In contrast is the Martha Mo:dl / Wolfgang Windgassen 1952-54 recording of
Tristan.  I should not judge an entire composition from one sampling of a
mere selection from it, but, man, this stuff is terrible.  I love the
overture or prelude.  But the rest of the opera seems to self-indulgent
wallowing.  I wonder if I'd be more charmed if I understood German?

I recently read that somebody's wife (or other SO) had remarked that
Tristan was like too much foreplay before the Big Event.  Let me tell you:
that was one incredibly embarrassing Big Event.  I am glad that I was not
a witness to young Martha actually doing her Mo:dling.  Being a Wagnerian
is truly an exercise in humiliation.  But then there is Mastersingers.

At 4 CDs, I think Mastersingers is, by a small margin, the actual longest
of Wagner's operas.  The action, however, takes place over a period of some
48 hours, and there is even a riot!  There is much humor, to say nothing of
the unintended comedy of Wagner trying to be funny.

I often ask this question:  is it TRULY IMPOSSIBLE to have Wagner sung with
lighter voices?
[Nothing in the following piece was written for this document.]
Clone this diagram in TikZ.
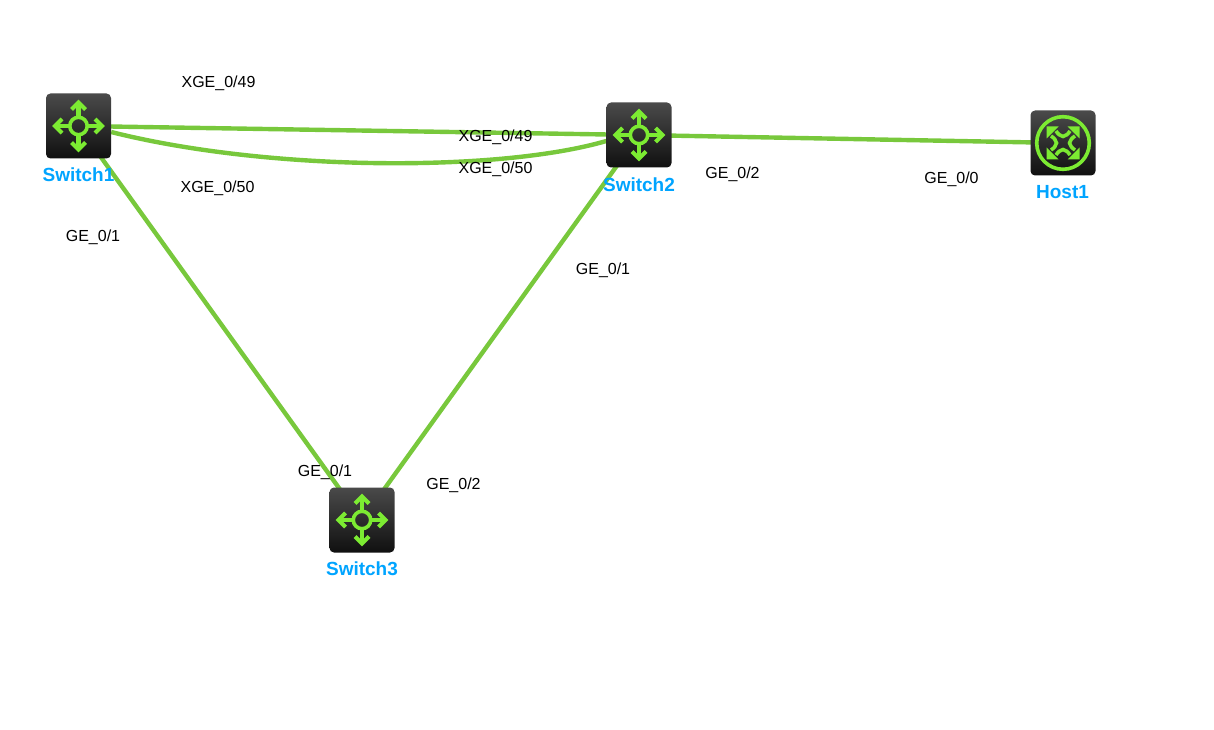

Is it impossible to have a young woman of about 20 to sing
the role of Eva? The gal who sings it on this recording is a beauty called
Karita Mattila, and she does a fantastic job.  (And Ben Heppner is superb
as Walther and Jose van Dam is wonderful as Hans Sachs.) But she definitely
sounds a very mature woman.  Wouldn't it be lovely if--I don't even know
the younger, lighter-voiced sopranos, these days--Dawn Upshaw, maybe, sang
this role? I am forever doomed to be a Wagner fan who hates Wagnerian
sopranos.  People delight in pointing out to me that only a Wagneria
soprano can cope with a full Wagner orchestra.

Why can't orchestras play softly?

I have heard some incredible Wagnerian pianissimos.  I suppose they can't
play pianissimo every time the soprano sings.